La seconde alternance est vieille de quatre ans et la gouvernance du Sénégal est déjà en panne. A part quelques opportunistes du système, la plupart des Sénégalais regrettent les pas que marquent aujourd’hui notre pays par rapport aux résultats des politiques publiques. La mal gouvernance est la seule chose qui rythme le quotidien des Sénégalais aux libertés confisquées. Il urge de se lever pour faire face à la fatalité des théories endormantes qui creusent au jour le jour le fossé entre les braves populations et l’éradication de la pauvreté.
Le regret est patent sur les lèvres et l’amertume a atteint son summum chez la plupart des Sénégalais, y compris ceux qui, comme Feu Mamadou Diop, se sont battus jusqu’au sacrifice suprême pour l’alternance, au regard du bilan à mi-parcours de la mise en œuvre des engagements pris et qui n’ont pas été respectés à l’issue de la flamme de l’espoir allumée en mars 2012. Pire, la menace permanente sur les acquis démocratiques inquiète tout homme épris de paix et de justice.
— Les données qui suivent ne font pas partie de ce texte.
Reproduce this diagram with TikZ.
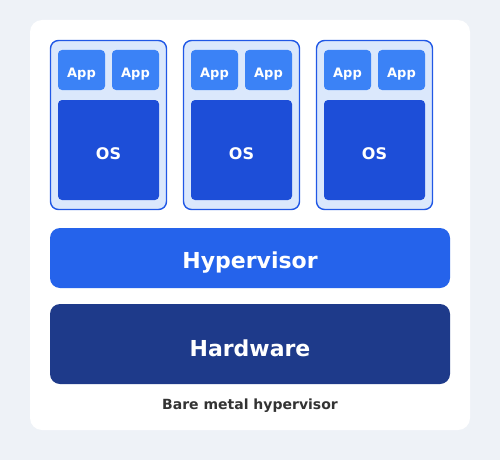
\documentclass[tikz,border=0pt]{standalone}
\usepackage{fontspec}
\setmainfont{DejaVu Sans}
\usepackage{tikz}
\usetikzlibrary{positioning}
\definecolor{pagebg}{HTML}{EEF2F7}
\definecolor{vmfill}{HTML}{DBE8FC}
\definecolor{vmline}{HTML}{2158E6}
\definecolor{appblue}{HTML}{3B82F6}
\definecolor{osblue}{HTML}{1D4ED8}
\definecolor{hypblue}{HTML}{2563EB}
\definecolor{hwblue}{HTML}{1E3A8A}
\definecolor{captext}{HTML}{333333}

\begin{document}
\begin{tikzpicture}[x=1pt,y=-1pt,
card/.style={fill=white,rounded corners=12pt,minimum width=440pt,minimum height=410pt,inner sep=0pt},
vm/.style={draw=vmline,line width=1.4pt,fill=vmfill,rounded corners=8pt,minimum width=116pt,minimum height=169pt,inner sep=0pt},
app/.style={fill=appblue,rounded corners=4pt,minimum width=47pt,minimum height=40pt,inner sep=0pt,text=white,text height=18.4pt,text depth=3pt,font=\bfseries\fontsize{13}{15}\selectfont},
os/.style={fill=osblue,rounded corners=4pt,minimum width=101pt,minimum height=100pt,inner sep=0pt,text=white,text height=18pt,text depth=0pt,font=\bfseries\fontsize{16}{19}\selectfont},
layer/.style={rounded corners=10pt,minimum width=400pt,inner sep=0pt,text=white,font=\bfseries\fontsize{22}{26}\selectfont}]
\useasboundingbox (0,0) rectangle (500,460);
\fill[pagebg] (0,0) rectangle (500,460);
\node[card] (card) at (250,225) {};
% three guests
\foreach \i/\x in {1/108.5,2/241.5,3/374.5}{
  \node[vm] (vm\i) at (\x,125) {};
  \node[app] (app\i l) at (\x-27,70) {App};
  \node[app] (app\i r) at (\x+27,70) {App};
  \node[os] (os\i) at (\x,150) {OS};
}
\node[layer,fill=hypblue,minimum height=60pt,text height=25.6pt,text depth=5pt] (hyp) at (250,258) {Hypervisor};
\node[layer,fill=hwblue,minimum height=80pt,text height=24pt,text depth=0pt] (hw) at (250,344) {Hardware};
\node[anchor=base,text=captext,font=\bfseries\fontsize{14}{16}\selectfont] (cap) at (250,409) {Bare metal hypervisor};
\end{tikzpicture}
\end{document}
La plupart de vos amis, les vrais, ceux qui ont réellement cheminé avec vous et partagé vos idéaux de refus, de liberté, d’intégrité et d’éthique face à l’arbitraire, l’injustice, la routine, le mimétisme qui déclenchèrent le combat ayant abouti à votre accession à la magistrature suprême en 2012, sont en train de vivre actuellement les instants les plus douloureux de leur trajectoire existentielle. Chacun de ces inconditionnels d’alors est déchiré quotidiennement au plus profond de son âme du fait des énormes écarts notés entre les engagements initiaux de gouverner le Sénégal autrement et les réalités actuelles. C’est même une lapalissade que d’affirmer que le brave peuple sénégalais assiste jour après jour, à l’accentuation de la promotion de la transhumance tant décriée et combattue, à l’éradication systématique de la reddition de comptes tant exigée et soutenue, à l’aggravation du favoritisme tant dénoncé et rejeté, à l’exacerbation d’une boulimie foncière récurrente et risquée, à la banalisation des promesses non tenues, comme le non-respect de l’engagement portant sur la réduction du mandat présidentiel de 7 à 5 ans, ou celui des multiples accords signés avec le corps enseignant depuis février 2014, à l’absence de consensus sur la date, l’esprit et la lettre ainsi que les modalités d’organisation du référendum, à la réhabilitation de politiciens potentiellement en conflit avec la loi et au risque d’aggravation du climat au sein des secteurs sociaux,…..et que sais-je encore ?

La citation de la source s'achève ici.